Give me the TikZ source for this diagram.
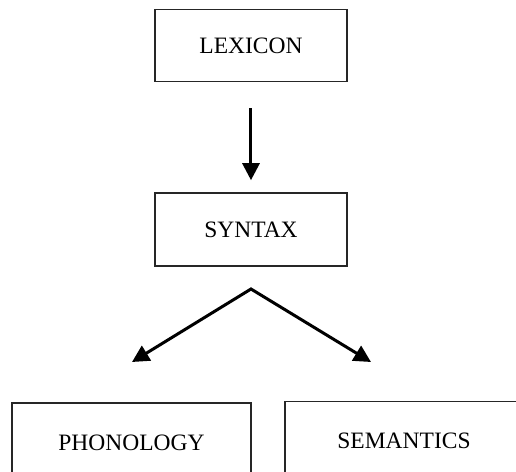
\documentclass[tikz,border=0pt]{standalone}
\usepackage{fontspec}
\setmainfont{Liberation Serif}
\usepackage{tikz}
\usetikzlibrary{positioning,arrows.meta}

\begin{document}
\begin{tikzpicture}[
    x=0.5pt, y=-0.5pt,
    level/.style={rectangle, draw=black!85, line width=0.8pt, inner sep=0pt, align=center, font=\fontsize{11.75}{14}\selectfont},
    arrow/.style={-{Triangle[length=8.5pt, width=8.5pt]}, line width=1.5pt, line join=miter}
]
\useasboundingbox (0,0) rectangle (516,472);
\clip (0,0) rectangle (516,472);

% the four levels of the grammar
\node[level, minimum width=96pt, minimum height=36pt] (lexicon) at (251,45.5) {LEXICON};
\node[level, minimum width=96pt, minimum height=36.5pt] (syntax) at (251,229.5) {SYNTAX};
\node[level, minimum width=119.5pt, minimum height=40pt] (phonology) at (131.5,443) {PHONOLOGY};
\node[level, minimum width=119pt, minimum height=39pt] (semantics) at (404,440.5) {SEMANTICS};

% the fork below syntax
\coordinate (fork) at (251,289);
\coordinate (lefttip) at (132,362);
\coordinate (righttip) at (371,362);

\draw[arrow, shorten <=13pt, shorten >=6pt] (lexicon) -- (syntax);
\draw[arrow, {Triangle[length=8.5pt, width=8.5pt]}-{Triangle[length=8.5pt, width=8.5pt]}] (lefttip) -- (fork) -- (righttip);

\end{tikzpicture}
\end{document}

------------------------

Instructions for the task: Reproduce the listing exactly. Leave its pictures out.

Completed exercise:
Give me the TikZ source for this diagram.
\documentclass[tikz,border=0pt]{standalone}
\usepackage{fontspec}
\setmainfont{Liberation Serif}
\usepackage{tikz}
\usetikzlibrary{positioning,arrows.meta}

\begin{document}
\begin{tikzpicture}[
    x=0.5pt, y=-0.5pt,
    level/.style={rectangle, draw=black!85, line width=0.8pt, inner sep=0pt, align=center, font=\fontsize{11.75}{14}\selectfont},
    arrow/.style={-{Triangle[length=8.5pt, width=8.5pt]}, line width=1.5pt, line join=miter}
]
\useasboundingbox (0,0) rectangle (516,472);
\clip (0,0) rectangle (516,472);

% the four levels of the grammar
\node[level, minimum width=96pt, minimum height=36pt] (lexicon) at (251,45.5) {LEXICON};
\node[level, minimum width=96pt, minimum height=36.5pt] (syntax) at (251,229.5) {SYNTAX};
\node[level, minimum width=119.5pt, minimum height=40pt] (phonology) at (131.5,443) {PHONOLOGY};
\node[level, minimum width=119pt, minimum height=39pt] (semantics) at (404,440.5) {SEMANTICS};

% the fork below syntax
\coordinate (fork) at (251,289);
\coordinate (lefttip) at (132,362);
\coordinate (righttip) at (371,362);

\draw[arrow, shorten <=13pt, shorten >=6pt] (lexicon) -- (syntax);
\draw[arrow, {Triangle[length=8.5pt, width=8.5pt]}-{Triangle[length=8.5pt, width=8.5pt]}] (lefttip) -- (fork) -- (righttip);

\end{tikzpicture}
\end{document}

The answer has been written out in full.